15. Context Assembly
Context assembly determines what text the generation model actually sees. Poor assembly produces incoherent generations even with perfect retrieval. This chapter covers strategies for building effective context windows.
Chunk Presentation Ordering
Retrieval typically returns multiple chunks. The order and formatting of these chunks significantly impacts generation quality.
Bad context assembly produces confusing output:
[Chunk 1 about authentication]
[Chunk 5 about error codes]
[Chunk 3 about configuration]
This jumbled presentation causes the model to mention unrelated topics like "to configure authentication errors, check your neural network training setup."
Good context assembly groups related content:
def assemble_context(query: str, retrieved_chunks: list[dict]) -> str:
# Sort chunks by relevance score descending
sorted_chunks = sorted(
retrieved_chunks,
key=lambda x: x["score"],
reverse=True
)
# Group by section/source for coherent presentation
grouped = {}
for chunk in sorted_chunks:
source = chunk.get("metadata", {}).get("source", "unknown")
if source not in grouped:
grouped[source] = []
grouped[source].append(chunk)
# Build context with clear source annotations
context_parts = []
for source, chunks in sorted(
grouped.items(),
key=lambda x: -sum(c["score"] for c in x[1])
):
context_parts.append(f"Source: {source}")
for ch in chunks:
context_parts.append(f"- {ch['text']}")
return "\n\n".join(context_parts)
Context Length Management
Models have maximum context windows (4K-128K tokens depending on model). Assembling 20 chunks of 500 tokens each consumes 10,000 tokens before generation even starts.

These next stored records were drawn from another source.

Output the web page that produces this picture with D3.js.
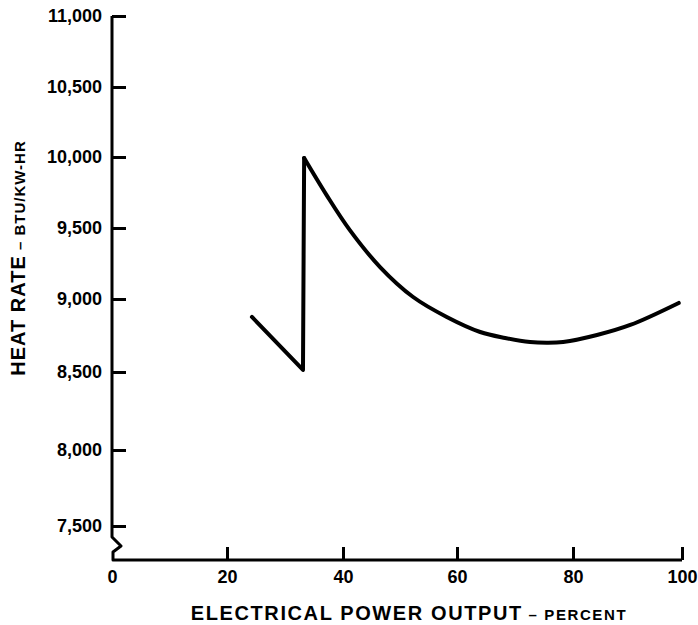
<!DOCTYPE html>
<html>
<head>
<meta charset="utf-8">
<script src="https://cdn.jsdelivr.net/npm/d3@7"></script>
<style>
  body { margin: 0; background: #fff; }
  svg text { font-family: "Liberation Sans", Arial, sans-serif; font-weight: bold; fill: #000; }
</style>
</head>
<body>
<div id="chart"></div>
<script>
// heat rate vs electrical power output
var powerPct = [24.3, 33.1, 33.3, 37.2, 41.2, 46.5, 52.3, 58.2, 64.0, 68.3, 72.6, 75.5, 78.3, 84.4, 90.5, 99.4];
var heatRate = [8877, 8514, 9993, 9730, 9485, 9225, 9014, 8877, 8774, 8733, 8705, 8700, 8705, 8753, 8822, 8973];
// first three points = straight low-load leg and the jump, the rest is the smooth curve
var peakIndex = 2;

var xTicks = [0, 20, 40, 60, 80, 100];
var yTicks = [7500, 8000, 8500, 9000, 9500, 10000, 10500, 11000];

var width = 698, height = 625;

var svg = d3.select('#chart')
  .append('svg')
    .attr('width', width)
    .attr('height', height);

// the scanned grid is not quite even, so each tick gets its own stop
var x = d3.scaleLinear().domain(xTicks).range([112, 227, 343, 457, 573, 682]);
var y = d3.scaleLinear().domain(yTicks).range([526, 450, 372, 299, 228, 157, 87, 16]);
var axisY = 560; // x axis sits below the axis break

// y axis ticks + labels
var yAxis = svg.append('g')
  .attr('transform', 'translate(' + x(0) + ',0)')
  .call(d3.axisLeft(y)
    .tickValues(yTicks)
    .tickFormat(d3.format(','))
    .tickSizeInner(-14)
    .tickSizeOuter(0)
    .tickPadding(10));
yAxis.select('.domain').remove();
yAxis.selectAll('line').attr('stroke', '#000').attr('stroke-width', 3);
yAxis.selectAll('text').style('font-size', '18px');

// x axis ticks + labels
var xAxis = svg.append('g')
  .attr('transform', 'translate(0,' + axisY + ')')
  .call(d3.axisBottom(x)
    .tickValues(xTicks)
    .tickSizeInner(-13)
    .tickSizeOuter(0)
    .tickPadding(10));
xAxis.select('.domain').remove();
xAxis.selectAll('line').attr('stroke', '#000').attr('stroke-width', 3);
xAxis.selectAll('.tick').filter(function(d) { return d === 0; }).select('line').remove();
xAxis.selectAll('text').style('font-size', '18px');

// axis frame with the zigzag break at the bottom of the y axis
var x0 = x(0), breakTop = axisY - 23;
var frame = d3.path();
frame.moveTo(x0, y(11000));
frame.lineTo(x0, breakTop);
frame.lineTo(x0 + 9, breakTop + 9);
frame.lineTo(x0 + 1, breakTop + 15);
frame.lineTo(x0 + 1, axisY);
frame.lineTo(x(100), axisY);
svg.append('path')
  .attr('d', frame.toString())
  .attr('fill', 'none')
  .attr('stroke', '#000')
  .attr('stroke-width', 3)
  .attr('stroke-linejoin', 'round');

// the curve
var pts = powerPct.map(function(p, i) { return [p, heatRate[i]]; });

var straight = d3.line()
  .x(function(d) { return x(d[0]); })
  .y(function(d) { return y(d[1]); });
var smooth = d3.line()
  .x(function(d) { return x(d[0]); })
  .y(function(d) { return y(d[1]); })
  .curve(d3.curveCatmullRom.alpha(0.5));

svg.append('path')
  .attr('d', straight(pts.slice(0, peakIndex + 1)))
  .attr('fill', 'none')
  .attr('stroke', '#000')
  .attr('stroke-width', 4)
  .attr('stroke-linejoin', 'round')
  .attr('stroke-linecap', 'round');
svg.append('path')
  .attr('d', smooth(pts.slice(peakIndex)))
  .attr('fill', 'none')
  .attr('stroke', '#000')
  .attr('stroke-width', 4)
  .attr('stroke-linecap', 'round');

// axis titles
var xTitle = svg.append('text')
  .attr('x', 409)
  .attr('y', 620)
  .attr('text-anchor', 'middle')
  .style('letter-spacing', '1.6px');
xTitle.append('tspan').style('font-size', '20px').text('ELECTRICAL POWER OUTPUT');
xTitle.append('tspan').style('font-size', '15px').text('  \u2013 PERCENT');

var yTitle = svg.append('text')
  .attr('transform', 'translate(25,258) rotate(-90)')
  .attr('text-anchor', 'middle')
  .style('letter-spacing', '1px');
yTitle.append('tspan').style('font-size', '20px').text('HEAT RATE');
yTitle.append('tspan').style('font-size', '15px').text(' \u2013 BTU/KW-HR');
</script>
</body>
</html>
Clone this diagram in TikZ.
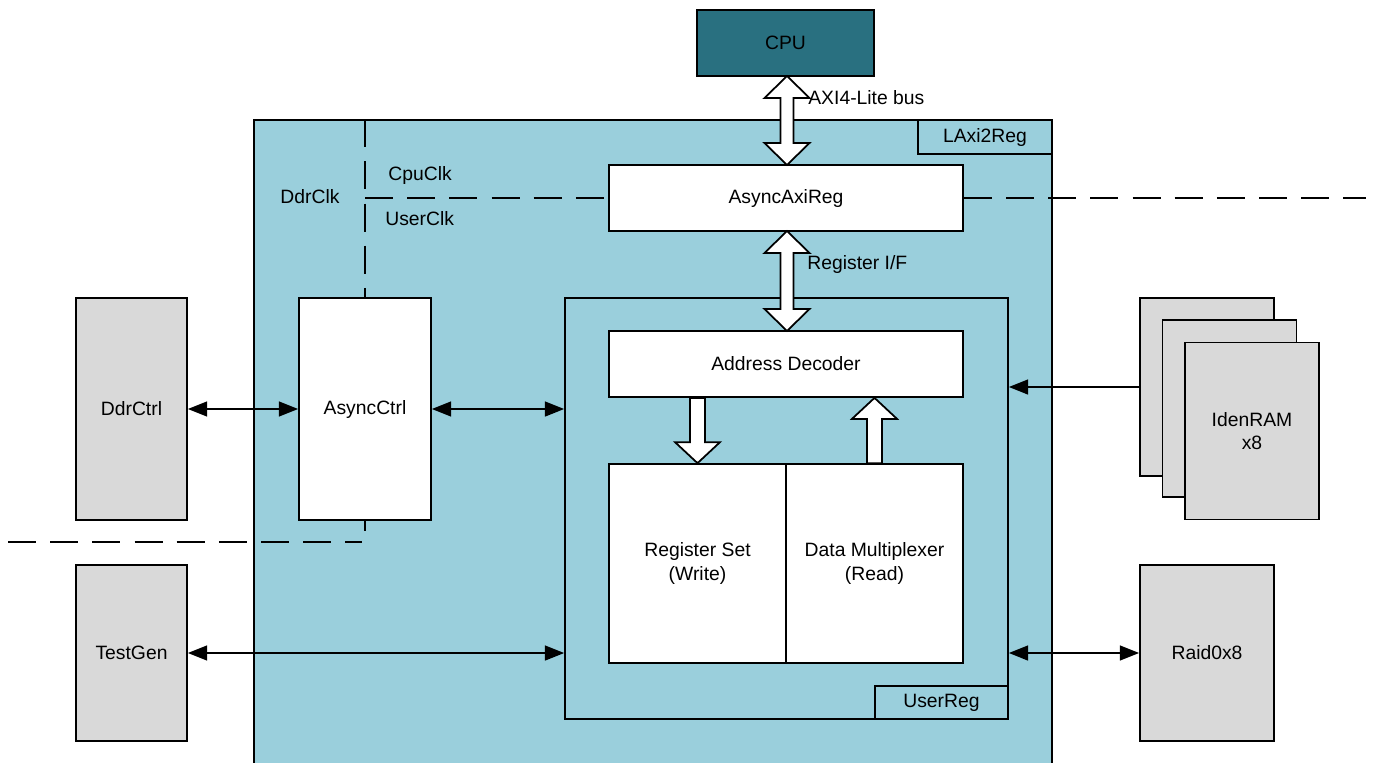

from your_rag_library import ContextAssembler
assembler = ContextAssembler(
max_tokens=6000, # Reserve tokens for generation
overlap_tokens=100 # Avoid cutting mid-sentence
)
context = assembler.assemble(
query="How do I configure OAuth2 single sign-on?",
chunks=all_retrieved_chunks,
strategy="auto" # Automatically selects best strategy
)
print(f"Context uses {context.token_count} tokens")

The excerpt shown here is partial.